Yup, I hear ya. Social conflicts can be more difficult to run, and the nature of the game encourages finding other ways to resolve situations like tricking or convincing.
In regards to asking questions, yes, one way or another you have to get to the point where the player’s objective is clear and everyone at the table is aligned with the stakes of the conflict. You can simply ask them directly, or, you can roleplay through it. Just keep going if you are comfortable with dialogue. Once both sides have a clear case, then go into a versus test or conflict (if appropriate).

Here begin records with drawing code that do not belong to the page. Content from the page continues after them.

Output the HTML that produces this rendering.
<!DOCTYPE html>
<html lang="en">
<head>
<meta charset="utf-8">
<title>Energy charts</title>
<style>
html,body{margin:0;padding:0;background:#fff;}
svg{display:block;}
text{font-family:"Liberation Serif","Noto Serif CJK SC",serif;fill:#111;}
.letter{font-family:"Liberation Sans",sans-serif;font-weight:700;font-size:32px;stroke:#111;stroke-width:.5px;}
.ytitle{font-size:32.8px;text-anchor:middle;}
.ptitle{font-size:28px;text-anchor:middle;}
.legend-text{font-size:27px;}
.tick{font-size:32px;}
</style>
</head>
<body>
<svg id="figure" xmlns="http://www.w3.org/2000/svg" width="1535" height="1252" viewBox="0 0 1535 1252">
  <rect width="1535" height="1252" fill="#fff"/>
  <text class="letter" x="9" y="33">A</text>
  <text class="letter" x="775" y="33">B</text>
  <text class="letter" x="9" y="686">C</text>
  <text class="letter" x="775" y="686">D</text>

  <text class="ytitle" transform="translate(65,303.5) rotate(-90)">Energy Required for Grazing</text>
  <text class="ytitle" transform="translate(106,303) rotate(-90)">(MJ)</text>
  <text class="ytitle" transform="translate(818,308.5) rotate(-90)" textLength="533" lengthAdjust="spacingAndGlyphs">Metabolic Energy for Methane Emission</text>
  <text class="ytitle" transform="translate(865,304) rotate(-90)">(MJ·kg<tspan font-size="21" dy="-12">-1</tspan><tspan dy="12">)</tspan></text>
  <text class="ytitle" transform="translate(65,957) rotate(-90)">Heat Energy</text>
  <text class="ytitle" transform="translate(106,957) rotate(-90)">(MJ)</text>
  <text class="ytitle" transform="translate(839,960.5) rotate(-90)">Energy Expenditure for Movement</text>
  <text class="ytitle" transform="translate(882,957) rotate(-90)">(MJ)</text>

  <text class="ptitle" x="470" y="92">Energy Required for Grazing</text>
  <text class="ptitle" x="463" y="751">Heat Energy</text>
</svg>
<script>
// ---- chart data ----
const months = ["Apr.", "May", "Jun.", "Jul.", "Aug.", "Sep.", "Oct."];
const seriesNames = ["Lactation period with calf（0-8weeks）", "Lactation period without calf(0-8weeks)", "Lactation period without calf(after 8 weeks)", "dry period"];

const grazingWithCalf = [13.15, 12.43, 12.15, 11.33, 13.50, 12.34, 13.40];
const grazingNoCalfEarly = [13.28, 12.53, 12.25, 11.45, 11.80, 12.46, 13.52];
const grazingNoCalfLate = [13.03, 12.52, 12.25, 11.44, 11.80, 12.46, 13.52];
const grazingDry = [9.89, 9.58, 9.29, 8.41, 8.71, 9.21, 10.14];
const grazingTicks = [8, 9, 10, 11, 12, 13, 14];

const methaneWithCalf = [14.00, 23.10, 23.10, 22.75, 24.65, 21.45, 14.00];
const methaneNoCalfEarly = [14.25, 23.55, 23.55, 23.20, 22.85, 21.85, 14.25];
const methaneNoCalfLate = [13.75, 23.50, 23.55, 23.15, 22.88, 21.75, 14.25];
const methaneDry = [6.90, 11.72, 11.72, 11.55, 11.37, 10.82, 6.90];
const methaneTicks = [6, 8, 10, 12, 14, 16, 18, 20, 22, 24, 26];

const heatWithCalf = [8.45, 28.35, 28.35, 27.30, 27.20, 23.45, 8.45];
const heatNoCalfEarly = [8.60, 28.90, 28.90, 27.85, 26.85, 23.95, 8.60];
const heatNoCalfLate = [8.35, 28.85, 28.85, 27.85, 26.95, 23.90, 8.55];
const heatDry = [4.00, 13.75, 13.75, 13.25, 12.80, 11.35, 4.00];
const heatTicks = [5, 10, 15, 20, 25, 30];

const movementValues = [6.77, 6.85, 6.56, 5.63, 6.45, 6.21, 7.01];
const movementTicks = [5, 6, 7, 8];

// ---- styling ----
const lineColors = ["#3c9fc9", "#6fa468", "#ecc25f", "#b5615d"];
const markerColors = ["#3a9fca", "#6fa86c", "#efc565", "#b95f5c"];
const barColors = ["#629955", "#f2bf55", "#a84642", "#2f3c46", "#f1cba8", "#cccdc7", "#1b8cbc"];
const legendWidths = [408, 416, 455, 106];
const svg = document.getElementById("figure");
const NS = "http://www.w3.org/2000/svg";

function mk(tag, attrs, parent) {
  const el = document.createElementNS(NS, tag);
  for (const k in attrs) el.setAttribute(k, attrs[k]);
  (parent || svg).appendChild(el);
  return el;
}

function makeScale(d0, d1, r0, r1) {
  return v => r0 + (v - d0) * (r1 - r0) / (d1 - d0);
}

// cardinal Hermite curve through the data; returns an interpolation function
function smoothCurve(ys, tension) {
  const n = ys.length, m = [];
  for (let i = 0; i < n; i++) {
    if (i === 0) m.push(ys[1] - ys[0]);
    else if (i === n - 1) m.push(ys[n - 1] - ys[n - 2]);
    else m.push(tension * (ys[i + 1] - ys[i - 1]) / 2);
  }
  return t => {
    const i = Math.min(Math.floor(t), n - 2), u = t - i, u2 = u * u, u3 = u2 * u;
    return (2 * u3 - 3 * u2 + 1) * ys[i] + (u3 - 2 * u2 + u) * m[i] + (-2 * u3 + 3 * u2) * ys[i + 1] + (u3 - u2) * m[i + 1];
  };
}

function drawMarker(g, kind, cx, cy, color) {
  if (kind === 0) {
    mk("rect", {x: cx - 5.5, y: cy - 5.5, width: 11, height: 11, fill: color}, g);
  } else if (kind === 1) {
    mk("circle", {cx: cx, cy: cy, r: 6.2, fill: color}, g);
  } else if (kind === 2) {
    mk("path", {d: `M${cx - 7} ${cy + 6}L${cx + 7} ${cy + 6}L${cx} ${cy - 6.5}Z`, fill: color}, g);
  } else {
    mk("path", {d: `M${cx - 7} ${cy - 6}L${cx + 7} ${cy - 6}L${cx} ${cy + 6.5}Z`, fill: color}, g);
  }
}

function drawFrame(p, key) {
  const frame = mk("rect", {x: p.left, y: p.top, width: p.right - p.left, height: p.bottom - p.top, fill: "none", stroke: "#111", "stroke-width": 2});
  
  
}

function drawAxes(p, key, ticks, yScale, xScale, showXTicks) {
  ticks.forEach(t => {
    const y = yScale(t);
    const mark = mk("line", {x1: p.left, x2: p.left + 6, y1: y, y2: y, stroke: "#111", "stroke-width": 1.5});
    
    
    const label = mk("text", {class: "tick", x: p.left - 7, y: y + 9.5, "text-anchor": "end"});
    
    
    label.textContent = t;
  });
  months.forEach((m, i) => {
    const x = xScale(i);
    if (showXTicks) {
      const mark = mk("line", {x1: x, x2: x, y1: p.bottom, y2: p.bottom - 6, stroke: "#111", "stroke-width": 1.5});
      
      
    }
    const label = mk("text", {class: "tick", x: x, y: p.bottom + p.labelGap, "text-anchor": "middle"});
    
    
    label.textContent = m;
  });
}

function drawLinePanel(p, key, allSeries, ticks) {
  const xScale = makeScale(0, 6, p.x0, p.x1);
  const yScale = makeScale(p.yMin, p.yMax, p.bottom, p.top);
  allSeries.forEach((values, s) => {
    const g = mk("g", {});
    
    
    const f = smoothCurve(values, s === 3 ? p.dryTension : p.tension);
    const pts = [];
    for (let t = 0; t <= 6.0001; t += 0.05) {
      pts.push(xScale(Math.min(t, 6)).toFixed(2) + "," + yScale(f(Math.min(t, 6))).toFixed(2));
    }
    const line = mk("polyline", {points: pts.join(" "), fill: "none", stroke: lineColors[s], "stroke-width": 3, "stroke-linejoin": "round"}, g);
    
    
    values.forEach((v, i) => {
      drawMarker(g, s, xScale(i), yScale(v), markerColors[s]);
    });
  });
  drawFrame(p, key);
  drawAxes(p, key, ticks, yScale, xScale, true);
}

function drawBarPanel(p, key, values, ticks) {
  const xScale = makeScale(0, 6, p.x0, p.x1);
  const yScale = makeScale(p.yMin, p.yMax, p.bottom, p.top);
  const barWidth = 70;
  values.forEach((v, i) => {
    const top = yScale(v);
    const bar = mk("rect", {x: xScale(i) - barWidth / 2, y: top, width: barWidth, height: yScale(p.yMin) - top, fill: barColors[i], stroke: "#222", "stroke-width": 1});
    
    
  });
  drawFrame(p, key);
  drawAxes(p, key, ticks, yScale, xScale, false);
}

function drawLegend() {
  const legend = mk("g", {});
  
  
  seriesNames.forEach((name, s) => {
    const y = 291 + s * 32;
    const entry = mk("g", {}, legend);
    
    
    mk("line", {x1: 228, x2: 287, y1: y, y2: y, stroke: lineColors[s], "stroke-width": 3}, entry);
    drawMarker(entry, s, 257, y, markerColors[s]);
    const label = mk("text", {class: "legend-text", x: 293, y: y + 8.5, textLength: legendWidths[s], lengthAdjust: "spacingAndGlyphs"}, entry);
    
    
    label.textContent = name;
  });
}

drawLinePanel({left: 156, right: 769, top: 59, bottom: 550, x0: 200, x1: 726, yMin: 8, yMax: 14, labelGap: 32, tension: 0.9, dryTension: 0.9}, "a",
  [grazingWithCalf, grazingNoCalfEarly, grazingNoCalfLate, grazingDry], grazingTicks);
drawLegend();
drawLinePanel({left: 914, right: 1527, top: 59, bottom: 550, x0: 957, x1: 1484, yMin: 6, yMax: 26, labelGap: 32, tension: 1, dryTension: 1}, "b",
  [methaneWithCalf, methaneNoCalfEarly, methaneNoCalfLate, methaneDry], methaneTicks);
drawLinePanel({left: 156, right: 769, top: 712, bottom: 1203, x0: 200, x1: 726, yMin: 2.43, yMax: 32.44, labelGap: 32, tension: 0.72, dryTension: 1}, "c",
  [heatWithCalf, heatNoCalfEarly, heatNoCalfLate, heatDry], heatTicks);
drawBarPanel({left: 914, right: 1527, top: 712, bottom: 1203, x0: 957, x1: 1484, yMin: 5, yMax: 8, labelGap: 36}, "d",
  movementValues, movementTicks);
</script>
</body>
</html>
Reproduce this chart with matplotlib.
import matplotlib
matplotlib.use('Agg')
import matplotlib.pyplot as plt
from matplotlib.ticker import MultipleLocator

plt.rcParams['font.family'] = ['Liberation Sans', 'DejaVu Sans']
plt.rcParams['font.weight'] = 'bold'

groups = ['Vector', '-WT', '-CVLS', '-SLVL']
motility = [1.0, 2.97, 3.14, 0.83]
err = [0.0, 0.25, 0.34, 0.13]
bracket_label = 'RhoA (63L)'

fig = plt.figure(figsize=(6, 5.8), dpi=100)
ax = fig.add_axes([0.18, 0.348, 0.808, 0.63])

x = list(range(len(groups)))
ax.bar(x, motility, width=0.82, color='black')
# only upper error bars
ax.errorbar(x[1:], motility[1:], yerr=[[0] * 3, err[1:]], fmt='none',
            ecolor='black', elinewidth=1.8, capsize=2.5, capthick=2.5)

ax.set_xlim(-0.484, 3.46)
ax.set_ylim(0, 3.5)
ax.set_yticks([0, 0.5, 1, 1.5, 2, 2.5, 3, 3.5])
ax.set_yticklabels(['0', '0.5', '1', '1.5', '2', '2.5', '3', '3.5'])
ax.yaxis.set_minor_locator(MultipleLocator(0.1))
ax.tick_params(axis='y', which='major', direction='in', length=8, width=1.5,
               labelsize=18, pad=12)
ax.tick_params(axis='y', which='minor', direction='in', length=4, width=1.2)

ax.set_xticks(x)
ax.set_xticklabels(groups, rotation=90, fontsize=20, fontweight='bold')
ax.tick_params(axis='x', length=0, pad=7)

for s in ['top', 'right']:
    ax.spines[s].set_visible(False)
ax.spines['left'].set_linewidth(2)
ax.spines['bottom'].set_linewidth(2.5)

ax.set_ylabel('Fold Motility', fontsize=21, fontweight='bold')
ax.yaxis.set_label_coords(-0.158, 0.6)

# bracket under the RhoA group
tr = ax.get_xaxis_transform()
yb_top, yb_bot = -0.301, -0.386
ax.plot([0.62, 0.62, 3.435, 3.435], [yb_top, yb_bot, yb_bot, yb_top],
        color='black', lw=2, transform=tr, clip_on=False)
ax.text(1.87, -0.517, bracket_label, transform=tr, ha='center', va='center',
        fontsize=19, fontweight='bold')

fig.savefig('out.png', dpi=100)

Regarding when to call for dice, it is the point in which you cannot continue the race or the fight or the argument without settling it any other way. But, don’t let the players push you into a conflict when there is none. That gets back to Thor’s reply in the other thread, where the players cannot just generate a test or conflict where there is none. To be clear, their actions MAY lead to a conflict, but only you can see the next step of the situation. Players cannot assume their actions will even generate a conflict, and they cannot presume to know where the obstacle is (although you can bet they will try).
If you have prepped the adventure well, you should have a good understanding of the opponent’s motivation/instinct. This is absolutely essential to figuring out where the obstacles really are (where appropriately fitting). Understanding the purpose of a conflict is the first step in determining where to draw that line.
Let’s look at the example of the previous dragon scenario.
The situation is that the party has to convince an elder red dragon to not eat a village. The dragon’s instinct is to always sleep with one eye open. From this, we can tell 1) she listens to Metallica and 2) is paranoid about hobo adventurers stealing her precious treasure. In the fiction, she is about to lay some eggs soon, and mama is HUNGRY. She’s already eaten all the village’s livestock, and the townsfolk have hired the party to make sure the dragon doesn’t eat them next.
Here, the party comes upon the dragon in her lair. They have no hope of killing this dragon, and the dragon knows it. Luckily for them, her belly is full, and she is satiated. Otherwise, they’d be toast.
As the adventurer leader lays down her sword, the dragon watches carefully. The party delivers a few lines of dialogue stating they come in peace and have an offer she “can’t refuse.” This is important because the dragon feels not threatened and stands to profit. She’ll hear them out.
Ultimately, the group has a plan and wants to convince the dragon to eat the goblins in the valley, and the villagers will bring her a steady tribute of animals and thralls each year. But, all of that is the stuff of the conflict. They still have that in their back pocket. This is going to be a hard sell, after all, the dragon could just eat all of them anyway. This is going to take some work, and a compromise of some sort is almost a certainty given the disparity between the party’s dice pool and the dragon’s. This means that, as the GM, you are pretty sure a conflict is on the horizon. But, we still don’t know what the players will do, so we play on.
Now, let’s say one of the players is not onboard with all of this and instead wants to trick the dragon. This is great roleplaying fodder. Don’t go into the conflict yet. The dragon could just sigh and mutter something like, “Oh, won’t you pesky humans figure it out and get back to me. But, don’t take too long…” Then, she smirks as she lays her head back down while the party keeps roleplaying.
On one hand, the tricky character could be a part of the convince conflict, but those lines of dialogue would be Feint or Maneuver actions. The spirit of the conflict is still to get the dragon to agree to the original terms. So, even though this character is trying alternative tactics, it fits within the larger strategy of “the offer.”
On the other hand, the party could roleplay to get the other character to agree with the original plan of the sacrifices.
Either way, there is consensus, and the adventure leader resumes the conversation with the dragon, “Ok, we’ve got an offer…”
At this point, everyone knows what they are going for. Anything beyond this point is dialogue that can play out through the conflict. Say, “OK, this is going to be a Convince conflict. If you win without compromise, the dragon will accept your offer unconditionally. If you lose, the villagers are in trouble.”
Most likely, there will be some major compromise. If the players win with compromise, the dragon might demand quarterly sacrifices from the town instead of annual, and that the party capture the goblins for her (because she doesn’t want to risk injury at this time).
If, alternatively, all the players started on the same page when they met the dragon, I would have let the initial conversation go back and forth. Even if the leader lays out the terms, there is still more to haggle over. I’d foreshadow that the dragon has a nearly insatiable appetite: “What, you think a meager annual tribute is enough?” I’d call for the conflict right after that line because I’ve set some expectations with the players. Now, this conflict becomes about what the party has to agree to and negotiate the details.
As far as fight conflicts go, the same thing applies. If the players rush into battle, you could call the conflict there. Sure. However, every once in a while, you can build up to an even greater climatic moment by continuing to roleplay. Let some arrows fly and some swords clash. Just go back and forth once or twice. This is not just fluff. You are clarifying through roleplaying. You are exploring the players’ intent and giving them opportunities to adjust before determining the conflict type. Doing it this way makes sure everyone is aligned. Plus, it builds up some excitement and momentum that will be needed to carry the group through the rest of the conflict.